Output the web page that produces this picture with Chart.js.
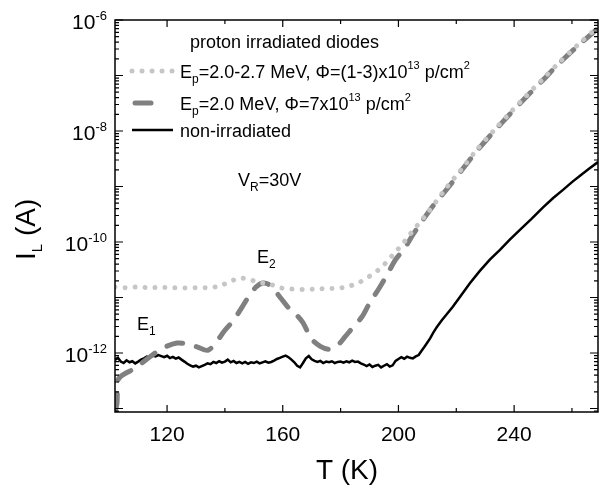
<!DOCTYPE html>
<html><head><meta charset="utf-8">
<script src="https://cdn.jsdelivr.net/npm/chart.js@4/dist/chart.umd.min.js"></script>
<style>html,body{margin:0;padding:0;background:#fff}canvas{display:block}</style>
</head><body>
<canvas id="c" width="600" height="486"></canvas>
<script>
// ---- data ----
const xMajorTicks = [120, 160, 200, 240];
const xMinorTicks = [140, 180, 220, 260];
const yLabelExps = [-6, -8, -10, -12];

// proton irradiated, Ep=2.0-2.7 MeV, (1-3)e13 p/cm2 (dotted)
const dotT = [102,106,110,114,118,122,126,130,134,138,141.7,145.2,148.7,152,155.6,159,163,167,171,176,179,182.6,186.4,189.9,193.4,196.1,198.8,201.7,204,206.4,210,216.8,222,227.1,233,238.5,244,250,255.1,262,268.6,269];
const dotI = [1.55e-11,1.5e-11,1.55e-11,1.5e-11,1.52e-11,1.5e-11,1.48e-11,1.5e-11,1.5e-11,1.6e-11,1.93e-11,2.24e-11,2.08e-11,1.86e-11,1.74e-11,1.5e-11,1.42e-11,1.4e-11,1.42e-11,1.45e-11,1.47e-11,1.58e-11,1.86e-11,2.4e-11,3.24e-11,4.47e-11,6.46e-11,9.55e-11,1.38e-10,1.95e-10,3.3e-10,9.8e-10,2.1e-9,4.6e-9,1.02e-8,2.1e-8,4.2e-8,8.7e-8,1.62e-7,3.55e-7,7.2e-7,7.4e-7];

// Ep=2.0 MeV, 7e13 p/cm2 (dashed)
const dashT = [102.2,102.7,103,104,106,108,111.3,114,118.6,123.4,127,130.3,134.1,137,140,143,146,149,151,153,155,157,159.5,162,165,167,170,173,176,179,181.5,184,187.4,190,193.6,196.4,199,202.2,205,208,212,217,222,227,233,238.5,244,250,255,262,269];
const dashI = [9.5e-14,1.26e-13,3.2e-13,3.8e-13,4.4e-13,5e-13,6.6e-13,8.5e-13,1.23e-12,1.51e-12,1.45e-12,1.29e-12,1.12e-12,1.58e-12,2.57e-12,3.9e-12,6.8e-12,1.2e-11,1.58e-11,1.82e-11,1.74e-11,1.38e-11,9.5e-12,6.5e-12,4.7e-12,3.5e-12,1.78e-12,1.32e-12,1.17e-12,1.38e-12,1.95e-12,2.8e-12,4.5e-12,7.9e-12,1.55e-11,2.75e-11,4.8e-11,7.8e-11,1.35e-10,2.3e-10,4.5e-10,9.3e-10,2e-9,4.3e-9,9.8e-9,2e-8,4e-8,8.3e-8,1.55e-7,3.4e-7,7.1e-7];

// non-irradiated (solid)
const blackT = [102,103,104,105,106,107,108,109,110,111,112,113,114,115,116,117,118,119,120,121,122,123,124,125,126,127,128,129,130,131,132,133,134,135,136,137,138,139,140,141,142,143,144,145,146,147,148,149,150,151,152,153,154,155,156,157,158,159,160,161,162,163,164,165,166,167,168,169,170,171,172,173,174,175,176,177,178,179,180,181,182,183,184,185,186,187,188,189,190,191,192,193,194,195,196,197,198,199,200,201,202,203,204,205,206,207,208,209,210,211,212,213.3,215,218.8,221,224.7,228,231.6,235.1,238.5,242,246,250,253.5,256.9,260,263,266,269];
const blackI = [7.5e-13,8.2e-13,7.0e-13,6.6e-13,7.4e-13,6.8e-13,7.1e-13,6.5e-13,7.0e-13,7.6e-13,8.0e-13,8.6e-13,8.3e-13,9.0e-13,8.7e-13,9.2e-13,8.8e-13,8.4e-13,8.9e-13,8.1e-13,8.5e-13,7.9e-13,8.3e-13,7.6e-13,7.0e-13,6.4e-13,6.0e-13,5.7e-13,5.9e-13,5.5e-13,5.8e-13,6.1e-13,6.5e-13,6.3e-13,6.9e-13,6.6e-13,7.1e-13,6.7e-13,7.0e-13,7.6e-13,6.8e-13,7.2e-13,6.6e-13,6.9e-13,6.5e-13,6.9e-13,6.4e-13,6.8e-13,6.6e-13,7.0e-13,6.5e-13,6.8e-13,7.1e-13,6.7e-13,6.9e-13,7.3e-13,7.8e-13,8.2e-13,8.6e-13,9.0e-13,8.4e-13,7.6e-13,6.8e-13,5.9e-13,5.5e-13,6.6e-13,8.0e-13,8.8e-13,7.7e-13,7.2e-13,6.9e-13,7.2e-13,6.6e-13,7.0e-13,6.8e-13,7.1e-13,6.6e-13,6.9e-13,7.0e-13,6.7e-13,7.1e-13,6.8e-13,7.3e-13,6.9e-13,7.0e-13,6.5e-13,6.2e-13,5.8e-13,6.2e-13,5.6e-13,5.9e-13,6.1e-13,5.5e-13,5.9e-13,6.3e-13,5.7e-13,6.0e-13,7.2e-13,7.8e-13,8.4e-13,7.9e-13,8.6e-13,8.2e-13,8.0e-13,8.7e-13,9.2e-13,1.1e-12,1.3e-12,1.55e-12,1.85e-12,2.3e-12,2.95e-12,3.9e-12,6.8e-12,9.8e-12,1.8e-11,2.95e-11,4.8e-11,7.2e-11,1.1e-10,1.66e-10,2.6e-10,4.2e-10,6.2e-10,8.7e-10,1.2e-9,1.6e-9,2.1e-9,2.75e-9];

// legend / annotation text runs: [text, size, dy]
const legendTitle = 'proton irradiated diodes';
const legendRows = [
  [['E',18,0],['p',12,5],['=2.0-2.7 MeV, \u03A6=(1-3)x10',18,0],['13',11,-9],[' p/cm',18,0],['2',11,-9]],
  [['E',18,0],['p',12,5],['=2.0 MeV, \u03A6=7x10',18,0],['13',11,-9],[' p/cm',18,0],['2',11,-9]],
  [['non-irradiated',18,0]]
];
const vrText = [['V',18,0],['R',12,5],['=30V',18,0]];
const e1Text = [['E',18,0],['1',12,5]];
const e2Text = [['E',18,0],['2',12,5]];
const yTitle = [['I',28,0],['L',15,7],[' (A)',28,0]];
const xTitle = 'T (K)';

const FONT = '"Liberation Sans", Arial, sans-serif';
function runs(ctx, x, y, parts) {
  ctx.textAlign = 'left'; ctx.textBaseline = 'alphabetic';
  let cx = x;
  for (const [t, s, dy] of parts) {
    ctx.font = s + 'px ' + FONT;
    ctx.fillText(t, cx, y + dy);
    cx += ctx.measureText(t).width;
  }
  return cx;
}

const frame = {
  id: 'frame',
  afterDraw(chart) {
    const ctx = chart.ctx, a = chart.chartArea;
    const xs = chart.scales.x, ys = chart.scales.y;
    ctx.save();
    ctx.strokeStyle = '#000'; ctx.fillStyle = '#000';
    ctx.lineWidth = 1.5;
    ctx.strokeRect(a.left, a.top, a.right - a.left, a.bottom - a.top);
    ctx.lineWidth = 1.2;
    ctx.beginPath();
    for (const v of xMajorTicks) { const p = xs.getPixelForValue(v);
      ctx.moveTo(p, a.bottom); ctx.lineTo(p, a.bottom - 7); ctx.moveTo(p, a.top); ctx.lineTo(p, a.top + 7); }
    for (const v of xMinorTicks) { const p = xs.getPixelForValue(v);
      ctx.moveTo(p, a.bottom); ctx.lineTo(p, a.bottom - 4); ctx.moveTo(p, a.top); ctx.lineTo(p, a.top + 4); }
    for (let e = -14; e <= -6; e++) {
      for (let k = 1; k <= 9; k++) {
        const v = k * Math.pow(10, e);
        if (v < ys.min * 0.999 || v > ys.max * 1.001) continue;
        const p = ys.getPixelForValue(v), L = k === 1 ? 8 : 4;
        ctx.moveTo(a.left, p); ctx.lineTo(a.left + L, p);
        ctx.moveTo(a.right, p); ctx.lineTo(a.right - L, p);
      }
    }
    ctx.stroke();
    // x tick labels
    ctx.font = '21px ' + FONT; ctx.textAlign = 'center'; ctx.textBaseline = 'alphabetic';
    for (const v of xMajorTicks) ctx.fillText(String(v), xs.getPixelForValue(v), 441);
    // y tick labels
    for (const e of yLabelExps) {
      const p = ys.getPixelForValue(Math.pow(10, e));
      ctx.font = '13px ' + FONT; const sup = String(e); const sw = ctx.measureText(sup).width;
      ctx.font = '21px ' + FONT; const bw = ctx.measureText('10').width;
      const right = 107;
      ctx.textAlign = 'left';
      ctx.fillText('10', right - sw - bw, p + 9);
      ctx.font = '13px ' + FONT;
      ctx.fillText(sup, right - sw, p);
    }
    // axis titles
    ctx.font = '28px ' + FONT; ctx.textAlign = 'center';
    ctx.fillText(xTitle, 347, 479);
    ctx.save(); ctx.translate(35, 260); ctx.rotate(-Math.PI / 2);
    runs(ctx, 0, 0, yTitle); ctx.restore();
    // legend
    ctx.font = '18px ' + FONT; ctx.textAlign = 'left';
    ctx.fillText(legendTitle, 190, 48);
    const rowY = [78, 110, 137];
    const sampleY = [71, 103, 130];
    chart.data.datasets.forEach((ds, i) => {
      ctx.save();
      ctx.strokeStyle = ds.borderColor; ctx.lineWidth = ds.borderWidth;
      ctx.lineCap = ds.borderCapStyle || 'butt';
      ctx.setLineDash(ds.borderDash || []);
      ctx.beginPath();
      const x1 = i === 1 ? 135 : 132, x2 = i === 1 ? 151 : 173;
      ctx.moveTo(x1, sampleY[i]); ctx.lineTo(x2, sampleY[i]); ctx.stroke();
      ctx.restore();
      runs(ctx, 180, rowY[i], legendRows[i]);
    });
    runs(ctx, 238, 186, vrText);
    runs(ctx, 137, 330, e1Text);
    runs(ctx, 257, 263, e2Text);
    ctx.restore();
  }
};

const pts = (T, I) => T.map((t, i) => ({ x: t, y: I[i] }));

new Chart(document.getElementById('c').getContext('2d'), {
  type: 'line',
  data: {
    datasets: [
      { label: 'Ep=2.0-2.7 MeV', data: pts(dotT, dotI), borderColor: '#c6c6c6', borderWidth: 5,
        borderDash: [0.01, 10], borderCapStyle: 'round', pointRadius: 0, tension: 0.3, fill: false },
      { label: 'Ep=2.0 MeV', data: pts(dashT, dashI), borderColor: '#808080', borderWidth: 5,
        borderDash: [16, 14], borderCapStyle: 'round', pointRadius: 0, tension: 0.3, fill: false },
      { label: 'non-irradiated', data: pts(blackT, blackI), borderColor: '#000', borderWidth: 2.5,
        pointRadius: 0, tension: 0, fill: false }
    ]
  },
  options: {
    responsive: false, animation: false, devicePixelRatio: 1,
    layout: { padding: { left: 115, top: 20, right: 2, bottom: 74 } },
    plugins: { legend: { display: false }, tooltip: { enabled: false } },
    scales: {
      x: { type: 'linear', min: 102, max: 269, ticks: { display: false }, grid: { display: false },
           border: { display: false }, afterFit: s => { s.height = 0; } },
      y: { type: 'logarithmic', min: 8.65e-14, max: 1e-6, ticks: { display: false }, grid: { display: false },
           border: { display: false }, afterFit: s => { s.width = 0; } }
    }
  },
  plugins: [frame]
});
</script>
</body></html>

[GIVEN PROBLEM]
Leave out the pictures, then repeat the listing above exactly from its first line to the line with "const yLabelExps = [-6, -8, -10, -12];", inclusive.

[WRITTEN SOLUTION]
Output the web page that produces this picture with Chart.js.
<!DOCTYPE html>
<html><head><meta charset="utf-8">
<script src="https://cdn.jsdelivr.net/npm/chart.js@4/dist/chart.umd.min.js"></script>
<style>html,body{margin:0;padding:0;background:#fff}canvas{display:block}</style>
</head><body>
<canvas id="c" width="600" height="486"></canvas>
<script>
// ---- data ----
const xMajorTicks = [120, 160, 200, 240];
const xMinorTicks = [140, 180, 220, 260];
const yLabelExps = [-6, -8, -10, -12];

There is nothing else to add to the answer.